Towards Explainable TOPSIS: Visual Insights into the Effects of Weights and Aggregations on Rankings
Robert Susmaga, Izabela Szczech, Dariusz Brzezinski
TL;DR
This work addresses the interpretability gap in TOPSIS when criteria carry weights. It introduces Weight-Scaled MSD-space (WMSD-space), built on a Weighted Utility Space (VS) and weight-scaled means/standard deviations, to visualize aggregations and rankings in a 2D plane independent of the number of criteria. The IA-WMSD property formalizes how distances to the ideal and anti-ideal relate to the weighted mean and dispersion, enabling direct visualization of aggregation functions I_w, A_w, and R_w. Case studies on student grades and the Index of Economic Freedom demonstrate weight-driven shifts in rankings and show how WMSD-space supports cross-expert comparison and sensitivity analysis without sacrificing interpretability. Overall, WMSD-space provides a practical, explainable visualization framework for weighted TOPSIS in real-world decision problems and paves the way for interactive tools and extensions to uncertainty and other distance-based MCDA methods.
Abstract
Multi-Criteria Decision Analysis (MCDA) is extensively used across diverse industries to assess and rank alternatives. Among numerous MCDA methods developed to solve real-world ranking problems, TOPSIS remains one of the most popular choices in many application areas. TOPSIS calculates distances between the considered alternatives and two predefined ones, namely the ideal and the anti-ideal, and creates a ranking of the alternatives according to a chosen aggregation of these distances. However, the interpretation of the inner workings of TOPSIS is difficult, especially when the number of criteria is large. To this end, recent research has shown that TOPSIS aggregations can be expressed using the means (M) and standard deviations (SD) of alternatives, creating MSD-space, a tool for visualizing and explaining aggregations.
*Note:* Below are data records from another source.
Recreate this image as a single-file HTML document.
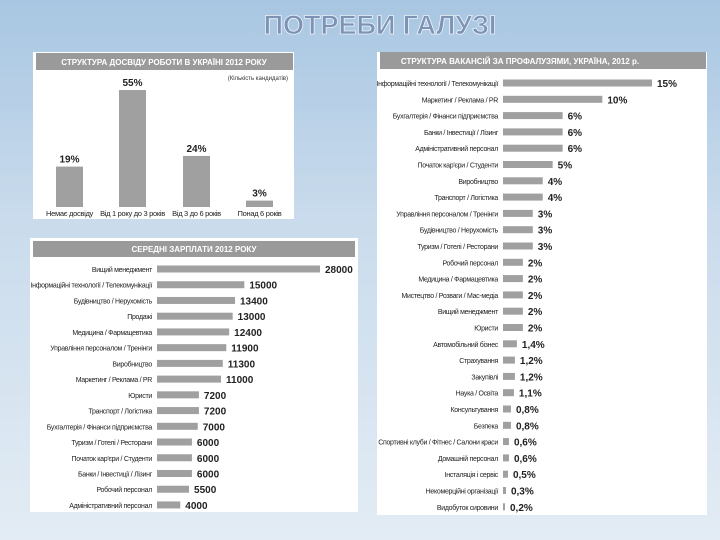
<!DOCTYPE html>
<html><head><meta charset="utf-8">
<style>
html,body{margin:0;padding:0;}
body{width:720px;height:540px;overflow:hidden;background:linear-gradient(180deg,#a8c6e2 0%,#c9dbec 40%,#e3ecf4 100%);font-family:"Liberation Sans",sans-serif;}
svg{position:absolute;left:0;top:0;}
text{font-family:"Liberation Sans",sans-serif;}
</style></head><body>
<svg id="s" width="720" height="540">
<text x="380" y="34" text-anchor="middle" font-size="27" font-weight="bold" fill="#7d93b5" stroke="#eef3f9" stroke-width="0.8">ПОТРЕБИ ГАЛУЗІ</text>
<rect x="33" y="52" width="261" height="167" fill="#fff"/>
<rect x="36" y="53" width="257" height="17" fill="#9a9a9a"/>
<text x="164" y="65" text-anchor="middle" font-size="8" font-weight="bold" fill="#fff">СТРУКТУРА ДОСВІДУ РОБОТИ В УКРАЇНІ 2012 РОКУ</text>
<text x="288" y="80" text-anchor="end" font-size="6" fill="#333">(Кількість кандидатів)</text>
<rect x="30" y="238" width="328" height="274" fill="#fff"/>
<rect x="33" y="241" width="322" height="16" fill="#9a9a9a"/>
<text x="194" y="252" text-anchor="middle" font-size="8" font-weight="bold" fill="#fff">СЕРЕДНІ ЗАРПЛАТИ 2012 РОКУ</text>
<rect x="377" y="52" width="330" height="463" fill="#fff"/>
<rect x="380" y="52" width="326" height="17" fill="#9a9a9a"/>
<text x="520" y="64" text-anchor="middle" font-size="8" font-weight="bold" fill="#fff">СТРУКТУРА ВАКАНСІЙ ЗА ПРОФАЛУЗЯМИ, УКРАЇНА, 2012 р.</text>
</svg>
<script>
const expCats=["Немає досвіду","Від 1 року до 3 років","Від 3 до 6 років","Понад 6 років"];
const expVals=[19,55,24,3];
const salCats=["Вищий менеджмент","Інформаційні технології / Телекомунікації","Будівництво / Нерухомість","Продажі","Медицина / Фармацевтика","Управління персоналом / Тренінги","Виробництво","Маркетинг / Реклама / PR","Юристи","Транспорт / Логістика","Бухгалтерія / Фінанси підприємства","Туризм / Готелі / Ресторани","Початок кар'єри / Студенти","Банки / Інвестиції / Лізинг","Робочий персонал","Адміністративний персонал"];
const salVals=[28000,15000,13400,13000,12400,11900,11300,11000,7200,7200,7000,6000,6000,6000,5500,4000];
const vacCats=["Інформаційні технології / Телекомунікації","Маркетинг / Реклама / PR","Бухгалтерія / Фінанси підприємства","Банки / Інвестиції / Лізинг","Адміністративний персонал","Початок кар'єри / Студенти","Виробництво","Транспорт / Логістика","Управління персоналом / Тренінги","Будівництво / Нерухомість","Туризм / Готелі / Ресторани","Робочий персонал","Медицина / Фармацевтика","Мистецтво / Розваги / Мас-медіа","Вищий менеджмент","Юристи","Автомобільний бізнес","Страхування","Закупівлі","Наука / Освіта","Консультування","Безпека","Спортивні клуби / Фітнес / Салони краси","Домашній персонал","Інсталяція і сервіс","Некомерційні організації","Видобуток сировини"];
const vacVals=[15,10,6,6,6,5,4,4,3,3,3,2,2,2,2,2,1.4,1.2,1.2,1.1,0.8,0.8,0.6,0.6,0.5,0.3,0.2];
const vacLabels=["15%","10%","6%","6%","6%","5%","4%","4%","3%","3%","3%","2%","2%","2%","2%","2%","1,4%","1,2%","1,2%","1,1%","0,8%","0,8%","0,6%","0,6%","0,5%","0,3%","0,2%"];

const svg=document.getElementById('s');
const NS="http://www.w3.org/2000/svg";
function mk(tag,attrs,txt){const e=document.createElementNS(NS,tag);for(const k in attrs)e.setAttribute(k,attrs[k]);if(txt!==undefined)e.textContent=txt;svg.appendChild(e);return e;}

// experience chart
const eBase=207, eScale=117/55;
function ey(v){return eBase-v*eScale;}
const eX=[56,119,183,246];
expVals.forEach((v,i)=>{
  const r=mk('rect',{x:eX[i],y:ey(v),width:27,height:eBase-ey(v),fill:'#a0a0a0'});
  
  
  const t=mk('text',{x:eX[i]+13.5,y:ey(v)-4,'text-anchor':'middle','font-size':10,'font-weight':'bold',fill:'#222'},v+'%');
  
  
  const l=mk('text',{x:eX[i]+13.5,y:216,'text-anchor':'middle','font-size':7.5,fill:'#222','letter-spacing':'-0.3'},expCats[i]);
  
  
});

// salary chart
const sX0=157, sScale=163/28000, sY0=269, sStep=15.73;
function sx(v){return sX0+v*sScale;}
salVals.forEach((v,i)=>{
  const y=sY0+i*sStep;
  const r=mk('rect',{x:sX0,y:y-3.5,width:sx(v)-sX0,height:7,fill:'#a0a0a0'});
  
  
  const t=mk('text',{x:sx(v)+5,y:y+4,'font-size':10,'font-weight':'bold',fill:'#222'},String(v));
  
  
  const l=mk('text',{x:152,y:y+3,'text-anchor':'end','font-size':7,fill:'#222','letter-spacing':'-0.3'},salCats[i]);
  
  
});

// vacancy chart
const vX0=503, vScale=149/15, vY0=83, vStep=16.3;
function vx(v){return vX0+v*vScale;}
vacVals.forEach((v,i)=>{
  const y=vY0+i*vStep;
  const r=mk('rect',{x:vX0,y:y-3.5,width:Math.max(1,vx(v)-vX0),height:7,fill:'#a0a0a0'});
  
  
  const t=mk('text',{x:vx(v)+5,y:y+4,'font-size':10,'font-weight':'bold',fill:'#222'},vacLabels[i]);
  
  
  const l=mk('text',{x:498,y:y+3,'text-anchor':'end','font-size':7,fill:'#222','letter-spacing':'-0.3'},vacCats[i]);
  
  
});
</script>
</body></html>
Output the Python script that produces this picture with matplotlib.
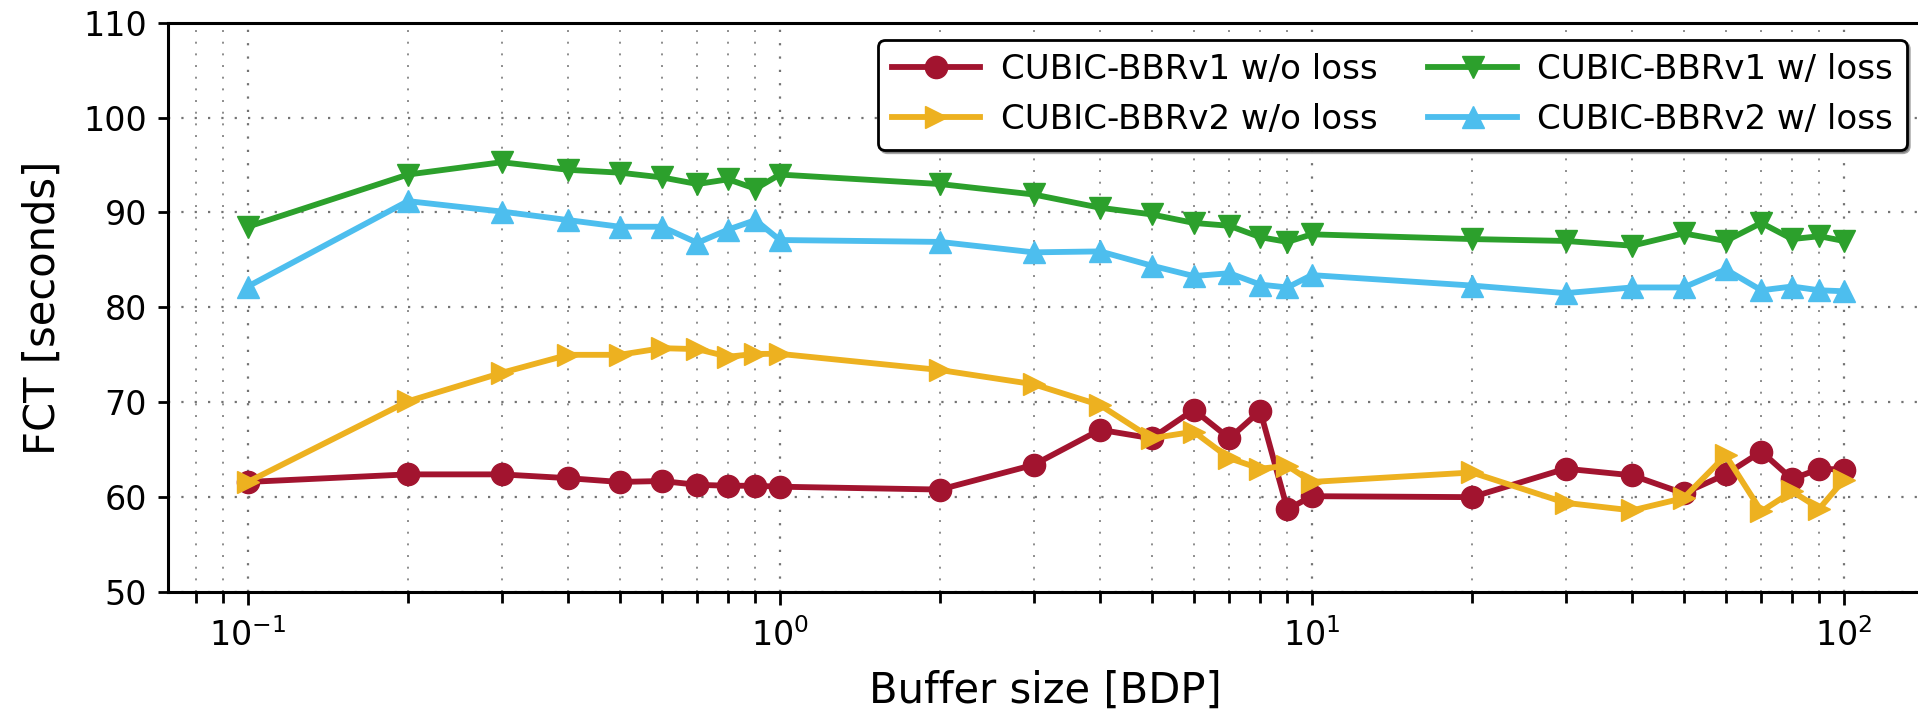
import matplotlib
matplotlib.use("Agg")
import matplotlib.pyplot as plt

# Buffer sizes (in BDP) and flow completion times (seconds)
buffer_bdp = [0.1, 0.2, 0.3, 0.4, 0.5, 0.6, 0.7, 0.8, 0.9, 1,
              2, 3, 4, 5, 6, 7, 8, 9, 10,
              20, 30, 40, 50, 60, 70, 80, 90, 100]

bbrv1_no_loss = [61.6, 62.4, 62.4, 62.0, 61.6, 61.7, 61.3, 61.2, 61.2, 61.1,
                 60.8, 63.4, 67.1, 66.2, 69.2, 66.2, 69.1, 58.7, 60.1,
                 60.0, 63.0, 62.3, 60.4, 62.4, 64.8, 61.9, 63.0, 62.9]

bbrv2_no_loss = [61.6, 70.1, 73.1, 75.0, 75.0, 75.7, 75.6, 74.8, 75.1, 75.1,
                 73.4, 71.9, 69.7, 66.2, 66.9, 64.1, 63.0, 63.3, 61.6,
                 62.6, 59.4, 58.6, 59.9, 64.4, 58.5, 60.6, 58.8, 61.8]

bbrv1_loss = [88.5, 94.0, 95.3, 94.5, 94.2, 93.7, 93.0, 93.5, 92.5, 94.0,
              93.0, 91.9, 90.5, 89.8, 88.9, 88.6, 87.4, 86.9, 87.7,
              87.2, 87.0, 86.5, 87.8, 87.0, 88.9, 87.2, 87.5, 87.0]

bbrv2_loss = [82.2, 91.2, 90.1, 89.2, 88.5, 88.5, 86.8, 88.2, 89.2, 87.1,
              86.9, 85.8, 85.9, 84.4, 83.3, 83.6, 82.4, 82.1, 83.4,
              82.3, 81.5, 82.1, 82.1, 84.0, 81.8, 82.2, 81.8, 81.7]

series = [
    ("CUBIC-BBRv1 w/o loss", bbrv1_no_loss, "#A2142F", "o"),
    ("CUBIC-BBRv2 w/o loss", bbrv2_no_loss, "#EDB120", ">"),
    ("CUBIC-BBRv1 w/ loss", bbrv1_loss, "#2CA02C", "v"),
    ("CUBIC-BBRv2 w/ loss", bbrv2_loss, "#4DBEEE", "^"),
]

fig = plt.figure(figsize=(19.18, 7.15), dpi=100)
ax = fig.add_axes([0.0876, 0.172, 0.9153, 0.7962])

for label, values, color, marker in series:
    ax.plot(buffer_bdp, values, color=color, marker=marker, markersize=16,
            linewidth=4.2, label=label)

ax.set_xscale("log")
ax.set_ylim(50, 110)
ax.set_yticks([50, 60, 70, 80, 90, 100, 110])

dots = (0, (1, 5))
ax.grid(True, which="major", axis="both", linestyle=dots, color="0.45",
        linewidth=1.6)
ax.grid(True, which="minor", axis="x", linestyle=dots, color="0.55",
        linewidth=1.4)
ax.set_axisbelow(True)

for side in ax.spines.values():
    side.set_linewidth(2.2)
    side.set_color("black")

ax.tick_params(axis="both", which="both", direction="out", width=2,
               labelsize=24, colors="black")
ax.tick_params(axis="x", which="major", length=9, pad=10)
ax.tick_params(axis="x", which="minor", length=8)
ax.tick_params(axis="y", which="major", length=7, pad=8)

ax.set_xlabel("Buffer size [BDP]", fontsize=30, labelpad=12)
ax.set_ylabel("FCT [seconds]", fontsize=30, labelpad=14)

leg = ax.legend(ncol=2, loc="upper right", fontsize=24.5, frameon=True,
                fancybox=True, shadow=True, framealpha=1,
                edgecolor="black", handlelength=2.6, handletextpad=0.6,
                columnspacing=1.5, borderpad=0.4, labelspacing=0.5)
leg.get_frame().set_linewidth(2)

fig.savefig("out.png", dpi=100)
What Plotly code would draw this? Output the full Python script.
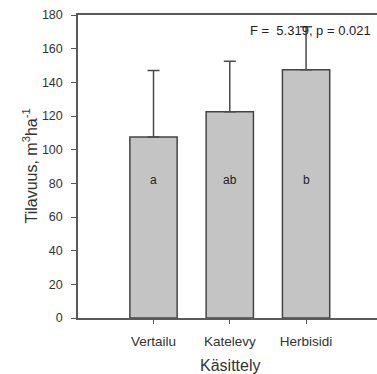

Even though MSD-space is highly useful, it assumes equally important criteria, making it less applicable to real-world ranking problems. In this paper, we generalize the concept of MSD-space to weighted criteria by introducing the concept of WMSD-space defined by what is referred to as weight-scaled means and standard deviations. We demonstrate that TOPSIS and similar distance-based aggregation methods can be successfully illustrated in a plane and interpreted even when the criteria are weighted, regardless of their number. The proposed WMSD-space offers a practical method for explaining TOPSIS rankings in real-world decision problems.